Berlin (dpa) – Shares in embattled German carmaker Volkswagen resumed their fall on Thursday as prosecutors considered widening their probe into the group as a result of the deepening emissions scandal.

After plunging by 9.5 per cent on Wednesday, VW shares tumbled by 2.7 per cent to 98 euros (106.42 dollars) in early Thursday trading on the Frankfurt Stock Market.

“The problems are much deeper at Volkswagen,” said analyst Andreas Lipkow at the investment house Kliegel & Hafner.

VW has lost about one third of its value since it admitted in September to installing software in several of its diesel-powered models aimed at cheating emissions tests around the world.

VW said last month it was setting aside 6.7 billion euros to cover the costs of the scandal involving its diesel models.

The scandal, however, grew this week when the group also admitted to carbon dioxide emissions irregularities affecting up to 800,000 VW cars, which could cost Europe’s biggest carmaker another 2 billion euros.

After launching a full-scale inquiry into VW’s so-called Dieselgate, German prosecutors now say they are considering whether to include the carmaker’s admission that carbon dioxide data is false as part of their investigation.

A spokesman for the prosecutor in the northern city of Braunschweig, whose area of responsibility includes the VW head office in nearby Wolfsburg, told dpa a preliminary study was under way to establish if VW’s actions could have broken German law.

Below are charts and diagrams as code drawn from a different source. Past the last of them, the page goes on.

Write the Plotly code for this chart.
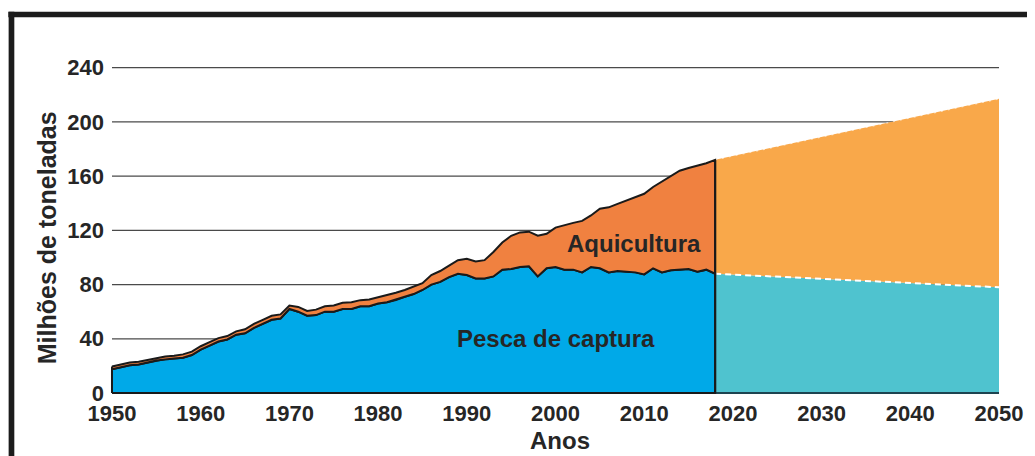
import plotly.graph_objects as go

# ---------------- data ----------------
years = list(range(1950, 2019))
captura = [17.5, 19, 20.5, 21, 22.5, 24, 25, 25.5, 26, 28,
           32, 35, 38, 39.5, 43, 44, 48, 51, 54, 55,
           62, 60, 57, 57.5, 60, 60, 62, 62, 64, 64,
           66, 67, 68.5, 71, 73, 76, 80, 82, 85.5, 88,
           87, 84.5, 84.5, 86, 91, 91.5, 93, 93.5, 86, 92,
           93, 91, 91, 89, 93, 92, 89, 90, 89.5, 89,
           87.5, 92, 89, 90.5, 91, 91.5, 89.5, 91, 88]
total = [19.5, 21, 22.5, 23, 24.5, 26, 27, 27.5, 28.5, 30.5,
         34.5, 37.5, 40.5, 42, 45.5, 47, 51, 54, 57, 58,
         64.5, 63.5, 60.5, 61.5, 64, 64.5, 66.5, 67, 68.5, 69,
         70.5, 72, 74, 76, 78.5, 81, 87, 90, 94, 98,
         99, 97, 98, 104, 111, 116, 118.5, 119, 116, 117.5,
         122, 124, 125.5, 127, 131, 136, 137, 139.5, 142, 144,
         147, 152, 156, 160.5, 164, 166, 167.5, 169.5, 172]

proj_years = [2018, 2050]
proj_captura = [88, 78]
proj_total = [172, 217]

x_ticks = [1950, 1960, 1970, 1980, 1990, 2000, 2010, 2020, 2030, 2040, 2050]
y_ticks = [0, 40, 80, 120, 160, 200, 240]

label_aqui = "Aquicultura"
label_pesca = "Pesca de captura"
x_title = "Anos"
y_title = "Milhões de toneladas"

# ---------------- colours ----------------
BLUE = "#00A9E8"
ORANGE = "#F08140"
P_ORANGE = "#F9A84A"
P_TEAL = "#4FC3CF"
TXT = "#262626"
FONT = "Liberation Sans, Arial, sans-serif"

# ---------------- geometry ----------------
# the page body has an 8px margin; work in window pixels and shift
OFF = 8
W, H = 1035 - OFF, 456 - OFF
# plot area in window pixels
PL, PR, PT, PB = 108, 1006, 60, 396
L, R, T, B = PL - OFF, W - (PR - OFF), PT - OFF, H - (PB - OFF)
# anchors (window px): 1950 -> 112, 2050 -> 1002 ; 0 -> 393, 240 -> 67.7
xpx = (1002 - 112) / 100.0
ypx = (393 - 67.7) / 240.0
x0 = 1950 - (112 - PL) / xpx
x1 = 2050 + (PR - 1002) / xpx
y1 = (393 - PT) / ypx
y0 = (393 - PB) / ypx
pw, ph = PR - PL, PB - PT


def paper_x(px):
    return (px - PL) / pw


def paper_y(py):
    return 1 - (py - PT) / ph


fig = go.Figure()

# projections
fig.add_trace(go.Scatter(
    x=[proj_years[0], proj_years[1], proj_years[1], proj_years[0], proj_years[0]],
    y=[0, 0, proj_captura[1], proj_captura[0], 0],
    fill="toself", fillcolor=P_TEAL, line=dict(width=0), mode="lines",
    hoverinfo="skip", showlegend=False))
fig.add_trace(go.Scatter(
    x=[proj_years[0], proj_years[1], proj_years[1], proj_years[0], proj_years[0]],
    y=[proj_captura[0], proj_captura[1], proj_total[1], proj_total[0], proj_captura[0]],
    fill="toself", fillcolor=P_ORANGE, line=dict(width=0), mode="lines",
    hoverinfo="skip", showlegend=False))
fig.add_trace(go.Scatter(
    x=proj_years, y=proj_captura, mode="lines",
    line=dict(color="white", width=2, dash="6px,4px"),
    hoverinfo="skip", showlegend=False))
fig.add_trace(go.Scatter(
    x=proj_years, y=proj_total, mode="lines",
    line=dict(color="rgba(255,255,255,0.6)", width=1.2, dash="2px,5px"),
    hoverinfo="skip", showlegend=False))
fig.add_trace(go.Scatter(
    x=proj_years, y=[0, 0], mode="lines",
    line=dict(color="#1d4450", width=2.2),
    hoverinfo="skip", showlegend=False))

# historical: capture
fig.add_trace(go.Scatter(
    x=[years[0]] + years + [years[-1], years[0]],
    y=[0] + captura + [0, 0],
    fill="toself", fillcolor=BLUE, mode="lines",
    line=dict(color="#1a1a1a", width=2),
    hoverinfo="skip", showlegend=False))
# historical: aquaculture band
fig.add_trace(go.Scatter(
    x=years + years[::-1] + [years[0]],
    y=total + captura[::-1] + [total[0]],
    fill="toself", fillcolor=ORANGE, mode="lines",
    line=dict(color="#1a1a1a", width=2),
    hoverinfo="skip", showlegend=False))
# vertical line at end of history
fig.add_trace(go.Scatter(
    x=[years[-1], years[-1]], y=[0, total[-1]], mode="lines",
    line=dict(color="#1a1a1a", width=2),
    hoverinfo="skip", showlegend=False))

# gridlines behind
shapes = []
for v in y_ticks[1:]:
    shapes.append(dict(type="line", xref="x", yref="y", x0=1950, x1=2050,
                       y0=v, y1=v, line=dict(color="#4a4a4a", width=1.3),
                       layer="below"))
# frame (black border top and left)
shapes.append(dict(type="rect", xref="paper", yref="paper",
                   x0=paper_x(8), x1=paper_x(1045), y0=paper_y(17.3), y1=paper_y(11.7),
                   fillcolor="#1c1c1c", line=dict(width=0), layer="above"))
shapes.append(dict(type="rect", xref="paper", yref="paper",
                   x0=paper_x(8.3), x1=paper_x(14), y0=paper_y(470), y1=paper_y(11.7),
                   fillcolor="#1c1c1c", line=dict(width=0), layer="above"))

annotations = [
    dict(x=2008.9, y=110, xref="x", yref="y", text=label_aqui, showarrow=False,
         font=dict(family=FONT, size=24, color=TXT, weight="bold")),
    dict(x=2000.0, y=40, xref="x", yref="y", text=label_pesca, showarrow=False,
         font=dict(family=FONT, size=24, color=TXT, weight="bold")),
    dict(x=paper_x(562), y=paper_y(440), xref="paper", yref="paper", text=x_title,
         showarrow=False, xanchor="center", yanchor="middle",
         font=dict(family=FONT, size=24, color=TXT, weight="bold")),
    dict(x=paper_x(47), y=paper_y(238), xref="paper", yref="paper", text=y_title,
         showarrow=False, xanchor="center", yanchor="middle", textangle=-90,
         font=dict(family=FONT, size=25, color=TXT, weight="bold")),
]

fig.update_layout(
    width=W, height=H,
    margin=dict(l=L, r=R, t=T, b=B, pad=0),
    paper_bgcolor="white", plot_bgcolor="white",
    shapes=shapes, annotations=annotations,
    xaxis=dict(range=[x0, x1], tickvals=x_ticks, ticktext=[str(v) for v in x_ticks],
               showgrid=False, zeroline=False, showline=False, ticks="",
               tickfont=dict(family=FONT, size=22, color=TXT, weight="bold"),
               ticklabelstandoff=2, fixedrange=True),
    yaxis=dict(range=[y0, y1], tickvals=y_ticks, ticktext=[str(v) for v in y_ticks],
               showgrid=False, zeroline=False, showline=False, ticks="",
               tickfont=dict(family=FONT, size=22, color=TXT, weight="bold"),
               ticklabelstandoff=3, fixedrange=True),
    showlegend=False,
)

fig.write_html("out.html")
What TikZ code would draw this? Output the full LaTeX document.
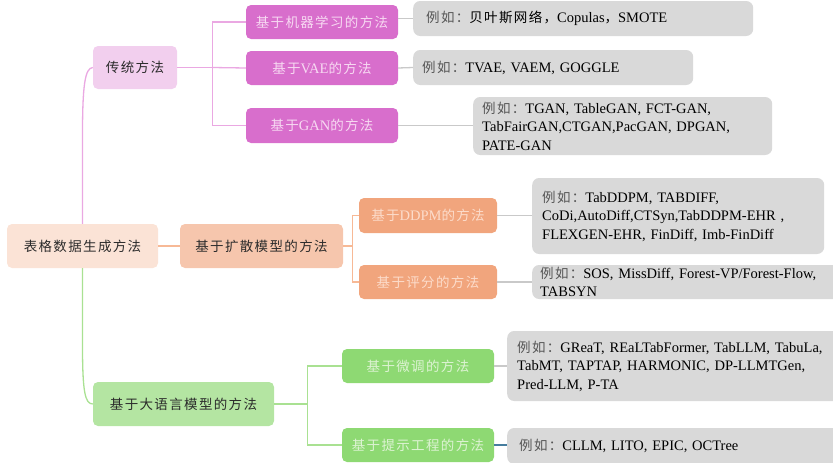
\documentclass[tikz,border=0pt]{standalone}
\usepackage{fontspec}
\setmainfont{Liberation Serif}
\newfontfamily\zhfont[LetterSpace=10]{Noto Sans CJK SC}
\newcommand{\zh}[1]{{\zhfont\fontsize{13.5}{18.5}\selectfont #1}}
\definecolor{rootfill}{HTML}{FBE3D6}
\definecolor{tradfill}{HTML}{F2CFEE}
\definecolor{difffill}{HTML}{F6C6AD}
\definecolor{llmfill}{HTML}{B4E5A2}
\definecolor{magfill}{HTML}{D86ECC}
\definecolor{magtext}{HTML}{F7D9F2}
\definecolor{orfill}{HTML}{F1A57D}
\definecolor{ortext}{HTML}{FCDCCB}
\definecolor{grfill}{HTML}{8ED973}
\definecolor{grtext}{HTML}{DDF3D3}
\definecolor{leaffill}{HTML}{D9D9D9}
\definecolor{pinkln}{HTML}{EAA8E2}
\definecolor{orln}{HTML}{F7B996}
\definecolor{grln}{HTML}{A9E192}
\definecolor{grayln}{HTML}{C9C9C9}
\definecolor{blueln}{HTML}{467D9E}
\definecolor{txt}{HTML}{2B2B2B}
\definecolor{egtxt}{HTML}{555555}
\tikzset{
  box/.style={rounded corners=5pt, inner sep=0pt, align=center,
    font=\fontsize{14.5}{18.5}\selectfont},
  lvlone/.style={box, text=txt},
  lvltwo/.style={box},
  leaf/.style={rounded corners=7pt, fill=leaffill, anchor=west, align=left,
    inner xsep=10pt, inner ysep=0pt, text=black,
    font=\fontsize{14.5}{18.5}\selectfont},
  conn/.style={line width=1.3pt},
}
\newcommand{\eg}{{\color{egtxt}\zh{例如：}}}
\begin{document}
\begin{tikzpicture}[x=1pt,y=-1pt]
\useasboundingbox (0,0) rectangle (833,463);
\clip (0,0) rectangle (833,463);
% level 0 / 1
\node[lvlone, fill=rootfill, minimum width=151, minimum height=44] (root) at (82.5,246) {\zh{表格数据生成方法}};
\node[lvlone, fill=tradfill, minimum width=84, minimum height=43] (trad) at (135,67.5) {\zh{传统方法}};
\node[lvlone, fill=difffill, minimum width=163, minimum height=44] (diff) at (261.5,246) {\zh{基于扩散模型的方法}};
\node[lvlone, fill=llmfill, minimum width=181, minimum height=44] (llm) at (183.5,404) {\zh{基于大语言模型的方法}};
% level 2
\node[lvltwo, fill=magfill, text=magtext, minimum width=152, minimum height=34] (ml) at (322,22) {\zh{基于机器学习的方法}};
\node[lvltwo, fill=magfill, text=magtext, minimum width=152, minimum height=34] (vae) at (322,68) {\zh{基于}VAE\zh{的方法}};
\node[lvltwo, fill=magfill, text=magtext, minimum width=152, minimum height=35] (gan) at (322,125.5) {\zh{基于}GAN\zh{的方法}};
\node[lvltwo, fill=orfill, text=ortext, minimum width=138, minimum height=35] (ddpm) at (428,215.5) {\zh{基于}DDPM\zh{的方法}};
\node[lvltwo, fill=orfill, text=ortext, minimum width=138, minimum height=34] (score) at (428,282) {\zh{基于评分的方法}};
\node[lvltwo, fill=grfill, text=grtext, minimum width=152, minimum height=34] (ft) at (418,366) {\zh{基于微调的方法}};
\node[lvltwo, fill=grfill, text=grtext, minimum width=152, minimum height=34] (pe) at (418,445) {\zh{基于提示工程的方法}};
% leaves
\node[leaf, inner xsep=13pt, text width=314, minimum height=35] (l1) at (413,18.5) {\eg\zh{贝叶斯网络，}Copulas\zh{，}SMOTE};
\node[leaf, inner xsep=9pt, text width=262, minimum height=35] (l2) at (413,67.5) {\eg TVAE, VAEM, GOGGLE};
\node[leaf, inner xsep=9pt, text width=281, minimum height=58] (l3) at (473,126) {\eg TGAN, TableGAN, FCT-GAN,\\TabFairGAN,CTGAN,PacGAN, DPGAN,\\PATE-GAN};
\node[leaf, inner xsep=10pt, text width=272, minimum height=76] (l4) at (532,216) {\eg TabDDPM, TABDIFF,\\CoDi,AutoDiff,CTSyn,TabDDPM-EHR ,\\FLEXGEN-EHR, FinDiff, Imb-FinDiff};
\node[leaf, inner xsep=8pt, text width=330, minimum height=34] (l5) at (532,282) {\eg SOS, MissDiff, Forest-VP/Forest-Flow,\\TABSYN};
\node[leaf, inner xsep=10pt, text width=340, minimum height=70] (l6) at (507,366) {\eg GReaT, REaLTabFormer, TabLLM, TabuLa,\\TabMT, TAPTAP, HARMONIC, DP-LLMTGen,\\Pred-LLM, P-TA};
\node[leaf, inner xsep=12pt, text width=336, minimum height=36] (l7) at (507,446) {\eg CLLM, LITO, EPIC, OCTree};
% connectors level 0 -> 1
\draw[conn, pinkln] (root.north) -- (82.5,135) .. controls (82.5,85) and (85,68) .. (trad.west);
\draw[conn, grln] (root.south) -- (82.5,345) .. controls (82.5,392) and (85,404) .. (llm.west);
\draw[conn, orln] (root.east) -- (diff.west);
% level 1 -> 2
\draw[conn, pinkln] (trad.east) -- ++(35,0) coordinate (tj);
\draw[conn, pinkln] (tj) |- (ml.west);
\draw[conn, pinkln] (tj) |- (gan.west);
\draw[conn, pinkln] (tj) -- (vae.west);
\draw[conn, orln] (diff.east) -- ++(9,0) coordinate (dj);
\draw[conn, orln] (dj) |- (ddpm.west);
\draw[conn, orln] (dj) |- (score.west);
\draw[conn, grln] (llm.east) -- ++(33,0) coordinate (lj);
\draw[conn, grln] (lj) |- (ft.west);
\draw[conn, grln] (lj) |- (pe.west);
% level 2 -> leaves
\draw[conn, grayln] (ml.east |- l1.west) -- (l1.west);
\draw[conn, grayln] (vae.east) -- (l2.west);
\draw[conn, grayln] (gan.east) -- (l3.west |- gan.east);
\draw[conn, grayln] (ddpm.east) -- (l4.west |- ddpm.east);
\draw[conn, grayln] (score.east) -- (l5.west);
\draw[conn, grayln] (ft.east) -- (l6.west);
\draw[conn, blueln] (pe.east) -- (l7.west |- pe.east);
\end{tikzpicture}
\end{document}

That is the first step in German justice procedures before a full-scale inquiry is launched.

VW has also been forced to reject claims made last week by US environmental protection regulators that the diesel emission test scam also included its luxury sports carmaker Porsche.

The news that CO2 outputs formed part of the scandal lead to renewed political pressure on VW with the group facing calls – including from Chancellor Angela Merkel – for the company to ensure a thorough and transparent investigation into the affair.

The European Commission also warned on Thursday that the emissions scandal could have economic consequences for Germany and other EU member states.

The revelations “could have a negative impact on car sales, manufacturing output and real GDP (gross domestic product) growth in some member states, notably Germany,” the commission writes in its autumn economic forecast.

New VW registrations in Britain dropped by 9.8 per cent to 13,970 in October, compared with the same month last year, The Society of Motor Manufacturers and Traders said.

In Germany, the fallout from the VW scandal could spill over into other sectors, eroding confidence and harming corporate investment, the European Union’s executive said.

The commission went on warn that the scandal could also impact production in Hungary and weaken the export of related products from Slovakia.

Environmental groups have joined the commission in demanding better emission controls procedures.

“The approval systems of the (EU) member states have failed,” EU Industry Commissioner Elzbieta Bienkowska told the daily Sueddeutsche Zeitung.

“We intend to check and verify that the national authorities are working properly,” Bienkowska said, adding that EU members should exchange the results of their vehicle tests.

Bienkowska had been scheduled to meet with VW officials during a visit to Berlin on Thursday, but the carmaker cancelled the meeting at short notice, her office said.